Things were a bit out of the normal routine yesterday as my parents returned from their holiday. It always creates a different sort of pressure when I’m around my parents. I’m way more stressed about my own children’s behaviour, my own behaviour – and how I look – everything! Everything comes into it.

We went for a lovely woodland walk with the kids. They were pretty well behaved, but extremely high energy after a morning chocolate egg binge and when we got back to the house, everyone wanted to chill out for a while.  Usually chilling out would mean grabbing a beer or a glass of wine in my mind. And I’m pleased to say that actually didn’t even occur to me as an action until a couple of hours later – and even then, it wasn’t a temptation, just noticing. “Oh yeah! I would normally have wanted a drink the moment I walked in the door.”

And I probably would have waited a while to make it seem more “normal”, but I would have wanted one. It’s part of the image that alcohol has for me; it has the image of being something relaxing that will make my day better, or more “holiday-y” or something like that. I sometimes even think it will make me a better, cooler, less stressed parent. In actual fact, I think it does the opposite.

When it came time to serve our own dinner, my Dad asked if I wanted red or white wine – I answered that I’d be going without wine tonight, but red was probably better with lamb. There was the following exchange:

“Why aren’t you having wine?”
“I just don’t want any.”
“Weird.”

And it was left there, but in that one moment I did feel extreme pressure to toe the expected line, do what I always do, what everyone else was doing, and have wine. I mean, of course, no one ultimately cares whether I drink or not, but the fact of not doing so at a big Easter-Sunday-Roast dinner is definitely cause for note.

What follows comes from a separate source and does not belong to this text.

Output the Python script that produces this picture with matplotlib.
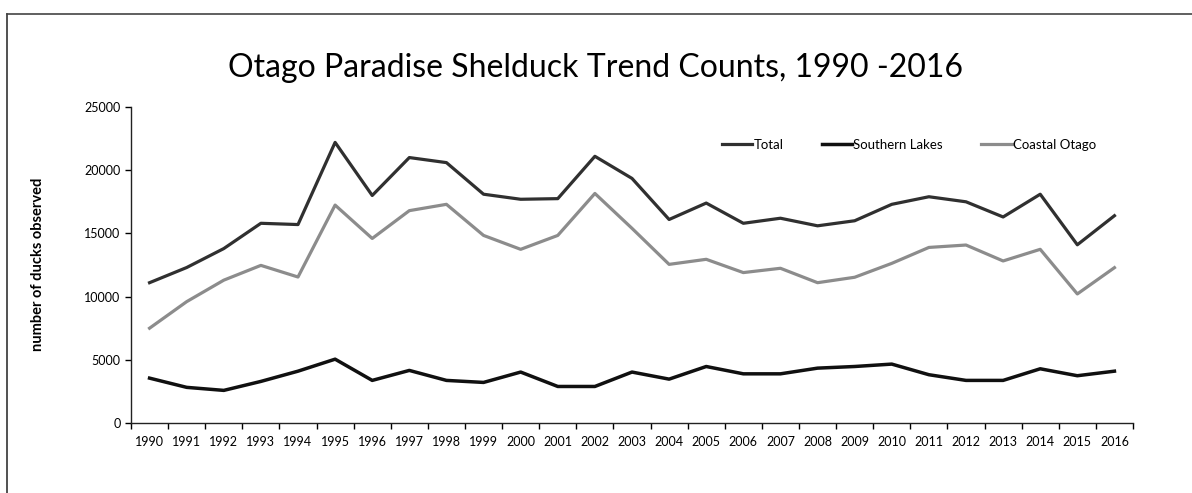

Would I have commented on someone not drinking on such an occasion? I’m fairly sure I would have for a large portion of my life. Well, I won’t in the future. I see it a little like how I try not to comment any more about people having lost or gained weight. Or on what people are eating. Our society in general seems to pay way too much attention to what people are doing with their own bodies.

Anyway, I drank a sparkling grape and elderflower cordial out of a matching wine glass. My mother only commented to ask what was I drinking. I added on that I felt I’d had enough wine this week and so was taking a break. It wasn’t a complete lie. I’ve had enough wine for all of my life, and I’m taking a break for the rest of it.

But there’s stigma around saying you’ve stopped drinking. It’s “acceptable” to stop if you’re pregnant, or sick, or driving. It’s even acceptable to take a drinking fast – although you’ll face constant pressure to break it – nearly like it’s a game to other people around you to try and get you to break a commitment to yourself. But if you say you don’t drink anymore? Or that you’ve decided to stop for good? I think the initial internal reaction would actually be “Yeah, right. See you in three months.” No one even expects success from such an endeavour, so deeply ingrained is drinking in our culture. And the second part of the judgement that will be going on will be to assume there’s a problem there.

Well, yes, there is a problem there. Alcohol had become a problem in my life. To be honest, other stuff I ingest is problematic too – I take in way too much salt, sugar and fat – and I’m not embarrassed to say that. But to say that alcohol had become a problem? That’s something shameful. To be buried. In fact, I reckon even the people who do stop stay drinking for a lot longer because of the fear of what it represents to stop drinking.

It’s hard enough battling your own desire to keep drinking, your own fears of coping in a world where you’ve given up a crutch you’re used to. But add on the stigma of what “having to stop” means about you as a person? That can be a bridge too far.

Anyway, for the moment it means that this is all between you and me and the 360º of the glass walls of the public internet.